Taking Money Out of Your IRA
Most of us think of IRAs and retirement plans as financial tools for asset accumulation.
We often pay little attention to how funds can be withdrawn from the accounts until
retirement. Here are some general rules on how funds coming out of IRA accounts are treated
for income tax purposes. This discussion only applies to regular IRAs since Roth IRAs are
treated very differently. You may want to consult your tax advisor or more details or to
determine how specific rules would apply to you.
Distributions before age 59 ½
The general rule is that funds withdrawn from an IRA qualified plan before age 59 ½
are subject to an additional tax of 10% on top of being reported as taxable income in the
year taken. However, there is a special rule that can be applied for distributions taken
using a life expectancy formula that will also avoid the penalty. There are a few exceptions
for death and disability.
Distributions from age 59 ½ to age 70 ½
Once you reach age 59 ½, you can then start withdrawing funds without penalty. You
can withdraw any amount from zero to the entire amount in the IRA. Withdrawals you take are
subject to income taxes. If you are still working or do not need the funds, you will
probably leave them in the account and continue to earn tax-deferred returns as long as
Distributions after age 70 ½
After you reach age 70 ½, you must start taking distributions from your plan.

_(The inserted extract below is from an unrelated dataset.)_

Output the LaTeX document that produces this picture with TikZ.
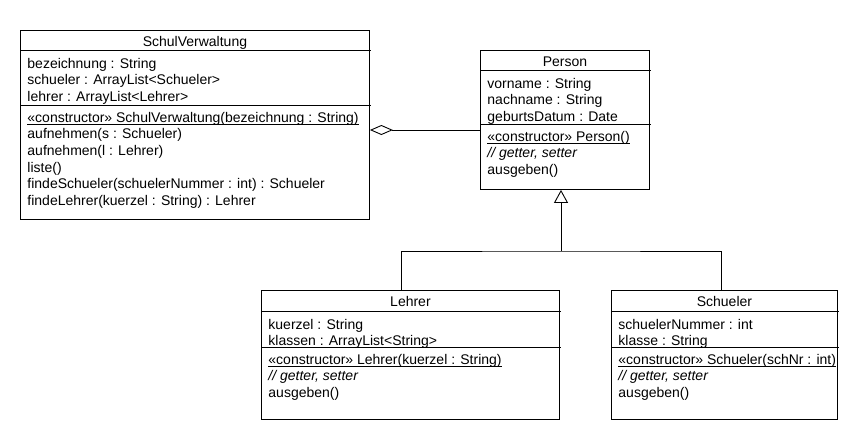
\documentclass[tikz,border=0pt]{standalone}
\usepackage{fontspec}
\setmainfont{Liberation Sans}
\usetikzlibrary{arrows.meta}
\newcommand{\ulctor}[1]{\leavevmode\setbox0\hbox{#1}\rlap{\rule[-2.2pt]{\wd0}{0.8pt}}\box0}
\begin{document}
\begin{tikzpicture}[x=1pt,y=-1pt,line width=0.9pt,
        classbox/.style={draw,rectangle,anchor=north west,inner sep=0pt},
        classname/.style={anchor=base,inner sep=0pt,font=\fontsize{14}{16.7}\selectfont},
        member/.style={anchor=north west,align=left,inner sep=0pt,font=\fontsize{14}{16.7}\selectfont},
        aggregation/.style={-{Diamond[open,length=23pt,width=10pt]}},
        inherit/.style={-{Triangle[open,length=13pt,width=14pt]}}]
        \useasboundingbox (0,0) rectangle (860,440);
        % SchulVerwaltung
        \node[classbox,minimum width=349pt,minimum height=189pt] (schul) at (20,30) {};
        \draw (20,50) -- (371,50) (20,105) -- (371,105); % compartments
        \node[classname] (schulname) at ([yshift=-16pt]schul.north) {SchulVerwaltung};
        \node[member] (schulattr) at (27,56) {\strut bezeichnung : String\\ schueler : ArrayList<Schueler>\\ lehrer : ArrayList<Lehrer>};
        \node[member] (schulop) at (27,110) {\strut\ulctor{«constructor» SchulVerwaltung(bezeichnung : String)}\\ aufnehmen(s : Schueler)\\ aufnehmen(l : Lehrer)\\ liste()\\ findeSchueler(schuelerNummer : int) : Schueler\\ findeLehrer(kuerzel : String) : Lehrer};
        % Person
        \node[classbox,minimum width=169pt,minimum height=139pt] (person) at (480,50) {};
        \draw (480,70) -- (651,70) (480,124) -- (651,124);
        \node[classname] (personname) at ([yshift=-16pt]person.north) {Person};
        \node[member] (personattr) at (487,76) {\strut vorname : String\\ nachname : String\\ geburtsDatum : Date};
        \node[member] (personop) at (487,129) {\strut\ulctor{«constructor» Person()}\\ \textit{// getter, setter}\\ ausgeben()};
        % Lehrer
        \node[classbox,minimum width=298pt,minimum height=129pt] (lehrer) at (261,290) {};
        \draw (261,311) -- (561,311) (261,347) -- (561,347);
        \node[classname] (lehrername) at ([yshift=-16pt]lehrer.north) {Lehrer};
        \node[member] (lehrerattr) at (268,317) {\strut kuerzel : String\\ klassen : ArrayList<String>};
        \node[member] (lehrerop) at (268,352) {\strut\ulctor{«constructor» Lehrer(kuerzel : String)}\\ \textit{// getter, setter}\\ ausgeben()};
        % Schueler
        \node[classbox,minimum width=226pt,minimum height=129pt] (schueler) at (611,290) {};
        \draw (611,311) -- (839,311) (611,347) -- (839,347);
        \node[classname] (schuelername) at ([yshift=-16pt]schueler.north) {Schueler};
        \node[member] (schuelerattr) at (618,317) {\strut schuelerNummer : int\\ klasse : String};
        \node[member] (schuelerop) at (618,352) {\strut\ulctor{«constructor» Schueler(schNr : int)}\\ \textit{// getter, setter}\\ ausgeben()};
        % connectors
        \coordinate (agg) at (0,130);
        \draw[aggregation] (person.west |- agg) -- (schul.east |- agg);
        \coordinate (split) at (561,251); % meeting point of the generalisation
        \coordinate (lk) at (401,0);
        \coordinate (sk) at (721,0);
        \draw[inherit] (split) -- (split |- person.south);
        \draw (lk |- lehrer.north) |- (split) -| (sk |- schueler.north);
\end{tikzpicture}
\end{document}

However, for 2009 only, there is no minimum distribution requirement. This forced
distribution concept was established to eliminate the possibility of someone accumulating
huge amounts of money that continued to grow tax-deferred. The IRS has also established
rules to force you to take a minimum amount each year. This is called the Required Minimum
Distribution (RMD). There is a more detailed discussion of RMDs below. You can also take
more than the minimum. Withdrawals you take are subject to income taxes.
Distributions at death
The beneficiary designated as part of your IRA will determine whom the funds in your IRA
pass to when you die. This transfer is not governed by your will. If you designate your
estate as the beneficiary, funds would then be available to be distributed according to your
will. This is also the case if you have no designated beneficiary. That distribution
triggers the income taxation of the funds in the IRA.
If you designate your spouse or another person as the beneficiary, the IRA passes to that
person "intact" without being subject to income taxes. It then gets treated like that
person's IRA subject to the normal distribution requirements (pre-59 ½, 59 ½
to 70 ½ and after 70 ½).
Required Minimum Distributions
At age 70 ½, the IRS forces you to start taking withdrawals. The amount that must be
withdrawn is based on the life expectancy tables provided by the IRS. The rules for
determining how much you must take were simplified in early 2001. A uniform new life
expectancy table was adopted and generally provide for smaller RMDs. For 2009 only, there is
no minimum distribution requirement.
If you are currently required to take RMDs, you should consult your tax advisor to
determine how the new rules apply and whether you should make changes in your distribution
levels. These new rules are called "proposed" rules and technically do not apply until 2002.
However most experts believe they can be relied on for distributions during 2001.
Individual Retirement Accounts can be the foundation of a successful plan for a financially
secure retirement. Tax deferral on the earnings and the new beneficial rules for required
minimum distributions make these accounts even more attractive. Some of the rules are
complex, especially concerning distributions, and a thorough discussion with your tax
advisor can help you understand your options.